_Work to do:_
Keep every line where the word "chart" appears; drop the rest.
— start Collected data —
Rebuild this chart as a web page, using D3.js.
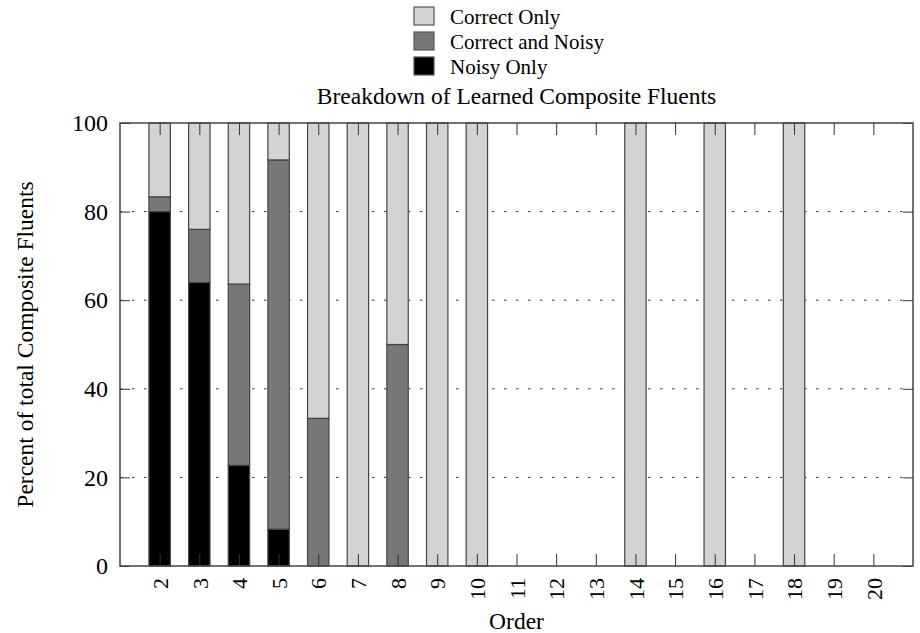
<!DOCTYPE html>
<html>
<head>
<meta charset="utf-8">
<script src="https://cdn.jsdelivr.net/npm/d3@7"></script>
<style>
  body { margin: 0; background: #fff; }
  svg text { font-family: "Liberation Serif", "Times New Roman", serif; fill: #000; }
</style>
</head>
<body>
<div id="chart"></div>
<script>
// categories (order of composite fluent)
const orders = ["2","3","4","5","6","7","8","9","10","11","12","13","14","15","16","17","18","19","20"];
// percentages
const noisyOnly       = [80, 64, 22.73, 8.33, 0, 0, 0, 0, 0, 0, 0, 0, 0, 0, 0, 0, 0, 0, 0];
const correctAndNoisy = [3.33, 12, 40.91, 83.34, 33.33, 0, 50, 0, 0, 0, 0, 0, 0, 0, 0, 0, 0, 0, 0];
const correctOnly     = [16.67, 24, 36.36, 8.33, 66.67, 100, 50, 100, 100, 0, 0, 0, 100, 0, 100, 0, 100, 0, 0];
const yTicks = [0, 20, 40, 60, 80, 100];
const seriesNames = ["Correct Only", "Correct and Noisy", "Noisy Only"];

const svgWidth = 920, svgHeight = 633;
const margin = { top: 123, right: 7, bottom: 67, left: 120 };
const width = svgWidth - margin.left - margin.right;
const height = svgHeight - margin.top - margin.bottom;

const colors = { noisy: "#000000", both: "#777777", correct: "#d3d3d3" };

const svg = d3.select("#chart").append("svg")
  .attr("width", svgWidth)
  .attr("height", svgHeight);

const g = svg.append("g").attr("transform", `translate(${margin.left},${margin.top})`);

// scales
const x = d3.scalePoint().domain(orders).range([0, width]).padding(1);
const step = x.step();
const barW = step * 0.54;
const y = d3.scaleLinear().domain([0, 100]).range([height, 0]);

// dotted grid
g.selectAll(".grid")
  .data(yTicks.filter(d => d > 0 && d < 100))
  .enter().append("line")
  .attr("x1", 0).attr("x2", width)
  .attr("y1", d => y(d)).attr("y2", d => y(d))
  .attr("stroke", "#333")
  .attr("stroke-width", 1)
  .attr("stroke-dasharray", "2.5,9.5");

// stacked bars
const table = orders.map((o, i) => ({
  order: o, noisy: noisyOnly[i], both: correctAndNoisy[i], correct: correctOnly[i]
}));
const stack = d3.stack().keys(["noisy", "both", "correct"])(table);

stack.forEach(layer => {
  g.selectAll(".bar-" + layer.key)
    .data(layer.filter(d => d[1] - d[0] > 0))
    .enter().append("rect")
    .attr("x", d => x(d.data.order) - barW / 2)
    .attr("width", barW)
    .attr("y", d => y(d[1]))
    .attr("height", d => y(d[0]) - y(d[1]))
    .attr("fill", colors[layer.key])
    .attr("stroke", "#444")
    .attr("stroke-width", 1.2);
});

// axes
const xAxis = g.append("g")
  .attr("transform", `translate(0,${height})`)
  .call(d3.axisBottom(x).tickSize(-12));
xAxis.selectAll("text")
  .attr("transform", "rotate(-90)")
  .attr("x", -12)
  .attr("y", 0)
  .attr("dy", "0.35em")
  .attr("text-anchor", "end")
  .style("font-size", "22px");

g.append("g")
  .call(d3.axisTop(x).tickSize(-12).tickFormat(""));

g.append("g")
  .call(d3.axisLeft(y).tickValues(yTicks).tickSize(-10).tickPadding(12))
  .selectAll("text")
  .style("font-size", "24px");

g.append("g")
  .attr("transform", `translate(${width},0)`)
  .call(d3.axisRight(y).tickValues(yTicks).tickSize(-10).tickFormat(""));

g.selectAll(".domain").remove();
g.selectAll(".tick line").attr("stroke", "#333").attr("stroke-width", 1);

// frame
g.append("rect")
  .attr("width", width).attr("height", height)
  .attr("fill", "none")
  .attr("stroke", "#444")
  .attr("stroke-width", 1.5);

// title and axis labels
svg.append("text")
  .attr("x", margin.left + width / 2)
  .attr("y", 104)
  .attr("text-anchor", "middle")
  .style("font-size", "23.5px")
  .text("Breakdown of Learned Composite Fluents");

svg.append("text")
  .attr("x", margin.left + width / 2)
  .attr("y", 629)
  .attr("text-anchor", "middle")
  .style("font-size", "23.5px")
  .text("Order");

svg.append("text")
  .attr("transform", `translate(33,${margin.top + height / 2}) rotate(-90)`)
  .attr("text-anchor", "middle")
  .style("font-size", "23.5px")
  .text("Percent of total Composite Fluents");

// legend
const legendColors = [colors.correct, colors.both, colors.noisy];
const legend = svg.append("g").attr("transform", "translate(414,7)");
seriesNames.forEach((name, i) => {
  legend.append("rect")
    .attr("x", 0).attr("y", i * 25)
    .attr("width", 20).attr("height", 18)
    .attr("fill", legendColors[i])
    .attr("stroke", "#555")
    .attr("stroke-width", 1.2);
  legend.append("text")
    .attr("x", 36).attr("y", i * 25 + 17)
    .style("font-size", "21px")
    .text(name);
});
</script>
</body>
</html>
— end Collected data —
_Output:_
Rebuild this chart as a web page, using D3.js.
<div id="chart"></div>
const svg = d3.select("#chart").append("svg")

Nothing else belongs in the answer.